Given exercise ▸
Give the material again in full, matching it exactly.

Material ▸
+ + + +

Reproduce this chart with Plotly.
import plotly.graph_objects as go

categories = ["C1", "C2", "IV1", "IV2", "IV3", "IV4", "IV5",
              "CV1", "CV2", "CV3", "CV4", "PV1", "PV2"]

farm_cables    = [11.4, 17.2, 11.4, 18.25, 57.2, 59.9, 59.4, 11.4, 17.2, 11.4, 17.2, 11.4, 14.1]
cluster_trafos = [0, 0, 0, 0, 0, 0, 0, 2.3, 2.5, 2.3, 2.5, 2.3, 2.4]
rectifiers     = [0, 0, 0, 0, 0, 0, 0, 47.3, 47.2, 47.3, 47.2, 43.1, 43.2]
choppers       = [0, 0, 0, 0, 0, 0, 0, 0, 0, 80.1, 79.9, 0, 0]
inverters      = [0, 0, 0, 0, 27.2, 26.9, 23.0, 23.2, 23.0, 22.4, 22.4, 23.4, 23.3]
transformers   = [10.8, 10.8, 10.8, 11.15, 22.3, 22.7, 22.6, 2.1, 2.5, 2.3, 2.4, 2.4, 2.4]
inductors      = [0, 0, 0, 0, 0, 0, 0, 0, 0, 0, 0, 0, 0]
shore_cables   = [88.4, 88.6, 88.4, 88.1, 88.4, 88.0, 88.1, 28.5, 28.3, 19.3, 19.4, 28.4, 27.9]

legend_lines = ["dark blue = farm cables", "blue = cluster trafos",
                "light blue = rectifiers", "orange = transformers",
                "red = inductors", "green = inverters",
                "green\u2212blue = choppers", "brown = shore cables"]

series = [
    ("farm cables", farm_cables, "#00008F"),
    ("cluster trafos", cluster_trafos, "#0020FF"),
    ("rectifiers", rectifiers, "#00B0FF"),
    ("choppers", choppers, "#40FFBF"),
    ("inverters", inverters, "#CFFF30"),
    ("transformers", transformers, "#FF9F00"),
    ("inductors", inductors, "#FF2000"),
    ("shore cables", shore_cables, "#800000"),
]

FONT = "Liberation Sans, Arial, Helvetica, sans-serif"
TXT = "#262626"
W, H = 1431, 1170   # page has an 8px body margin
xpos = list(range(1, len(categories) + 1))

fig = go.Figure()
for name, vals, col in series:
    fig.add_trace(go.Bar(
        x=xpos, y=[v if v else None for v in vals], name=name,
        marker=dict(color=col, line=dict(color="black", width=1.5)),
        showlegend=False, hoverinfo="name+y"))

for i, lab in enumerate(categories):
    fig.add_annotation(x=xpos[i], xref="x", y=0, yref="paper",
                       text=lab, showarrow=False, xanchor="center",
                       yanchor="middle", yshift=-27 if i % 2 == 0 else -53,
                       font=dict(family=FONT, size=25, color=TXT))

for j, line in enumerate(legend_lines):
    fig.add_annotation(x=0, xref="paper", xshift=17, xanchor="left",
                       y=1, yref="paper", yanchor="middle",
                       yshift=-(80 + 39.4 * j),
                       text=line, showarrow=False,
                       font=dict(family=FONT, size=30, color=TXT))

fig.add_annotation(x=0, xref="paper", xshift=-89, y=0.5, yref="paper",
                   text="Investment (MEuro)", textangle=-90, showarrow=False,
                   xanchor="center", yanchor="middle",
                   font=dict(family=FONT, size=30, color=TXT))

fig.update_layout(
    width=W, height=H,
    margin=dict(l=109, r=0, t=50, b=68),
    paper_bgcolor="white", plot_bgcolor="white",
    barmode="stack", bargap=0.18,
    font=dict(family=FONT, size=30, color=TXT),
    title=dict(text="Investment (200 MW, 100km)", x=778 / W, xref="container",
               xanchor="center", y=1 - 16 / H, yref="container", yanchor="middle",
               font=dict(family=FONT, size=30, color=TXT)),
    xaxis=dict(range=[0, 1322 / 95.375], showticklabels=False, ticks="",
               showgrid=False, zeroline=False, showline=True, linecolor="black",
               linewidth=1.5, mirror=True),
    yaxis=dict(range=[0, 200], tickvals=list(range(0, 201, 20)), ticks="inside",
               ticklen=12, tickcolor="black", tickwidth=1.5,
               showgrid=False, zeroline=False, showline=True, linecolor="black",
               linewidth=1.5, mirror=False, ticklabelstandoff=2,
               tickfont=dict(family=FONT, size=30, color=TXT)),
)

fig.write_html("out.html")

+ + + +

Exercise output ▸
Reproduce this chart with Plotly.
import plotly.graph_objects as go

categories = ["C1", "C2", "IV1", "IV2", "IV3", "IV4", "IV5",
              "CV1", "CV2", "CV3", "CV4", "PV1", "PV2"]

farm_cables    = [11.4, 17.2, 11.4, 18.25, 57.2, 59.9, 59.4, 11.4, 17.2, 11.4, 17.2, 11.4, 14.1]
cluster_trafos = [0, 0, 0, 0, 0, 0, 0, 2.3, 2.5, 2.3, 2.5, 2.3, 2.4]
rectifiers     = [0, 0, 0, 0, 0, 0, 0, 47.3, 47.2, 47.3, 47.2, 43.1, 43.2]
choppers       = [0, 0, 0, 0, 0, 0, 0, 0, 0, 80.1, 79.9, 0, 0]
inverters      = [0, 0, 0, 0, 27.2, 26.9, 23.0, 23.2, 23.0, 22.4, 22.4, 23.4, 23.3]
transformers   = [10.8, 10.8, 10.8, 11.15, 22.3, 22.7, 22.6, 2.1, 2.5, 2.3, 2.4, 2.4, 2.4]
inductors      = [0, 0, 0, 0, 0, 0, 0, 0, 0, 0, 0, 0, 0]
shore_cables   = [88.4, 88.6, 88.4, 88.1, 88.4, 88.0, 88.1, 28.5, 28.3, 19.3, 19.4, 28.4, 27.9]

legend_lines = ["dark blue = farm cables", "blue = cluster trafos",
                "light blue = rectifiers", "orange = transformers",
                "red = inductors", "green = inverters",
                "green\u2212blue = choppers", "brown = shore cables"]

series = [
    ("farm cables", farm_cables, "#00008F"),
    ("cluster trafos", cluster_trafos, "#0020FF"),
    ("rectifiers", rectifiers, "#00B0FF"),
    ("choppers", choppers, "#40FFBF"),
    ("inverters", inverters, "#CFFF30"),
    ("transformers", transformers, "#FF9F00"),
    ("inductors", inductors, "#FF2000"),
    ("shore cables", shore_cables, "#800000"),
]

FONT = "Liberation Sans, Arial, Helvetica, sans-serif"
TXT = "#262626"
W, H = 1431, 1170   # page has an 8px body margin
xpos = list(range(1, len(categories) + 1))

fig = go.Figure()
for name, vals, col in series:
    fig.add_trace(go.Bar(
        x=xpos, y=[v if v else None for v in vals], name=name,
        marker=dict(color=col, line=dict(color="black", width=1.5)),
        showlegend=False, hoverinfo="name+y"))

for i, lab in enumerate(categories):
    fig.add_annotation(x=xpos[i], xref="x", y=0, yref="paper",
                       text=lab, showarrow=False, xanchor="center",
                       yanchor="middle", yshift=-27 if i % 2 == 0 else -53,
                       font=dict(family=FONT, size=25, color=TXT))

for j, line in enumerate(legend_lines):
    fig.add_annotation(x=0, xref="paper", xshift=17, xanchor="left",
                       y=1, yref="paper", yanchor="middle",
                       yshift=-(80 + 39.4 * j),
                       text=line, showarrow=False,
                       font=dict(family=FONT, size=30, color=TXT))

fig.add_annotation(x=0, xref="paper", xshift=-89, y=0.5, yref="paper",
                   text="Investment (MEuro)", textangle=-90, showarrow=False,
                   xanchor="center", yanchor="middle",
                   font=dict(family=FONT, size=30, color=TXT))

fig.update_layout(
    width=W, height=H,
    margin=dict(l=109, r=0, t=50, b=68),
    paper_bgcolor="white", plot_bgcolor="white",
    barmode="stack", bargap=0.18,
    font=dict(family=FONT, size=30, color=TXT),
    title=dict(text="Investment (200 MW, 100km)", x=778 / W, xref="container",
               xanchor="center", y=1 - 16 / H, yref="container", yanchor="middle",
               font=dict(family=FONT, size=30, color=TXT)),
    xaxis=dict(range=[0, 1322 / 95.375], showticklabels=False, ticks="",
               showgrid=False, zeroline=False, showline=True, linecolor="black",
               linewidth=1.5, mirror=True),
    yaxis=dict(range=[0, 200], tickvals=list(range(0, 201, 20)), ticks="inside",
               ticklen=12, tickcolor="black", tickwidth=1.5,
               showgrid=False, zeroline=False, showline=True, linecolor="black",
               linewidth=1.5, mirror=False, ticklabelstandoff=2,
               tickfont=dict(family=FONT, size=30, color=TXT)),
)

fig.write_html("out.html")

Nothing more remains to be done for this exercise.